A Bright Idea

Celebrating You

Digital Media Services team develops an energy-saving—and money-saving— solution.

You can turn off one television with the click of a remote-control button. But if you’re Walmart, turning off thousands of screens all at once can get a little complicated.

That was the dilemma facing Ryan Miller, a product manager for Digital Media Services at Walmart. His team of 16 associates works on digital signage and displays in stores.

Earlier this year, the Real Estate team approached Ryan asking if there was a way to turn off the TV walls in the 3,900 Walmart stores across the country that have such a wall. The goal was to save energy.

Unlike the digital signage that Ryan’s team supports, TVs can’t be controlled remotely. Ryan understood that having associates turn off each television wasn’t practical. And powering down the whole TV wall wasn’t ideal. Plus, Walmart works with suppliers to run advertising on the televisions. If some TVs were shut off and didn’t turn back on, that would impact the advertising program.

Fade to Black

Ryan and his team eventually came up with an idea: What about turning their screens black instead of turning them off?

“If the LED lights in the screen don't really have to turn on, then, in theory, they shouldn't be using as much electricity,” Ryan explains. So instead of the content and advertising that typically runs, a blank screen—essentially a black image file—would be scheduled in the overnight hours.

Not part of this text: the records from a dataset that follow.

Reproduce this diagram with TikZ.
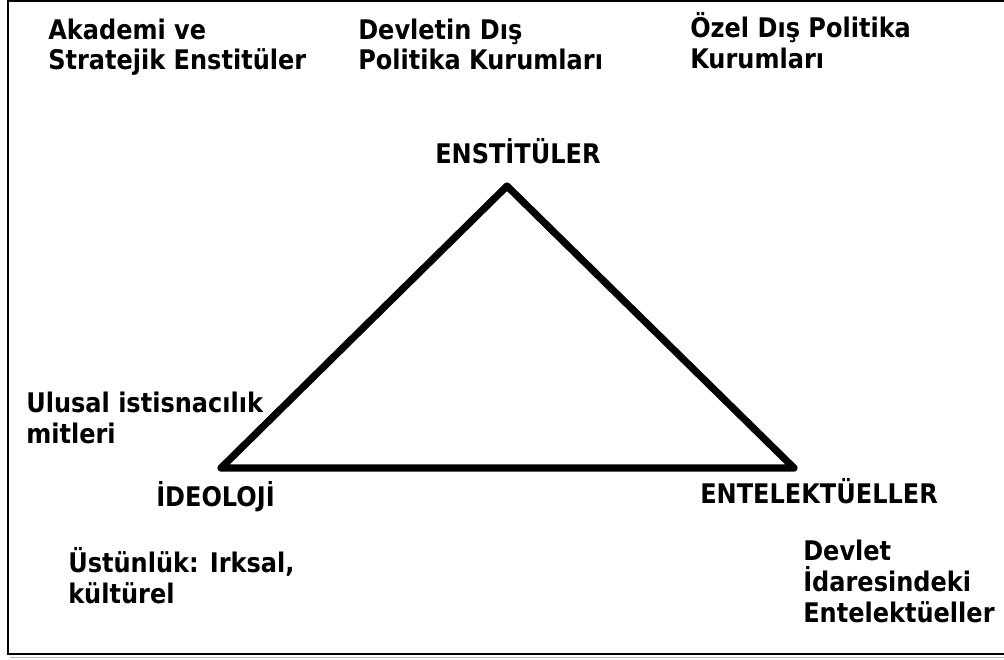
\documentclass[tikz,border=0pt]{standalone}
\usepackage{fontspec}
\newfontfamily\lblfont{DejaVu Sans}[FakeStretch=0.89]
\usetikzlibrary{positioning}
\tikzset{
  lbl/.style={font=\lblfont\bfseries\fontsize{20.25}{23.25}\selectfont,align=left,anchor=base west,inner sep=0pt},
  side/.style={line width=5.4pt,line join=round,line cap=round},
  frame/.style={line width=1.6pt},
  shade/.style={draw=gray!55,line width=1pt},
}

\begin{document}
\begin{tikzpicture}[x=0.75pt,y=-0.75pt]
  \useasboundingbox (0,0) rectangle (1004,660);
  % çerçeve
  \draw[shade] (10,657.5) -- (1010,657.5);
  \draw[frame] (8,1) rectangle (1010,654);
  % üçgen
  \coordinate (tE) at (507,186);
  \coordinate (tI) at (221,468);
  \coordinate (tN) at (794,468);
  \draw[side] (tE) -- (tI) -- (tN) -- cycle;
  % köşeler
  \node[lbl] (enst) at (435,163) {ENSTİTÜLER};
  \node[lbl] (ideo) at (156,506) {İDEOLOJİ};
  \node[lbl] (ente) at (700,503) {ENTELEKTÜELLER};
  % açıklamalar (taban: son satır)
  \node[lbl] (akad) at (48,70) {Akademi ve\\Stratejik Enstitüler};
  \node[lbl] (devd) at (358,70) {Devletin Dış\\Politika Kurumları};
  \node[lbl] (ozel) at (690,69) {Özel Dış Politika\\Kurumları};
  \node[lbl] (ulus) at (26,443) {Ulusal istisnacılık\\mitleri};
  \node[lbl] (ustu) at (68,603) {Üstünlük: Irksal,\\kültürel};
  \node[lbl] (devi) at (803,622) {Devlet\\İdaresindeki\\Entelektüeller};
\end{tikzpicture}
\end{document}
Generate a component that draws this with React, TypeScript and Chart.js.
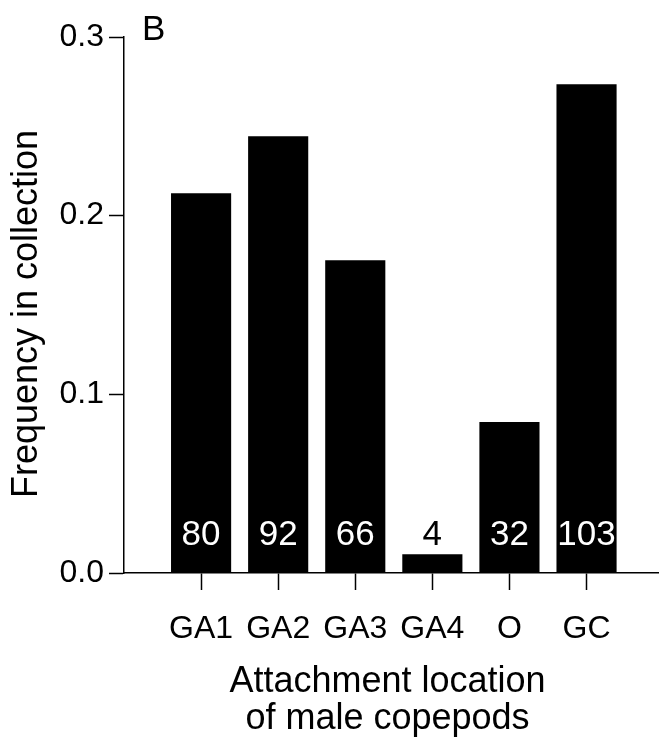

“We tested the idea in the lab, and we saw immediately that as soon as it switched over to that image, the power draw on all the screens dropped quite a bit,” says Ryan.

To make sure the concept worked in a store setting, it was rolled out to a few stores in Arkansas. Measurement devices were installed to monitor the power draw.

It turns out that you can save a lot of energy—and money—when you darken TV screens! During testing, Ryan and his team estimated that the reduced energy use would save Walmart about $500,000 a year, but the Walmart Energy team later updated that estimate to a whopping $675,000!

Bright Ideas

The idea has spurred what Ryan hopes will be the second phase of the project: adjusting the in-store devices that Walmart can control remotely so they can be powered down overnight. With about 23,000 of those devices in Walmart stores, and about 1,000 more being added every month, the energy and cost savings could add up to millions of dollars.

“We're continuing to look for these ways to keep improving and save money and be more effective and overall make that experience for the customer better,” Ryan says.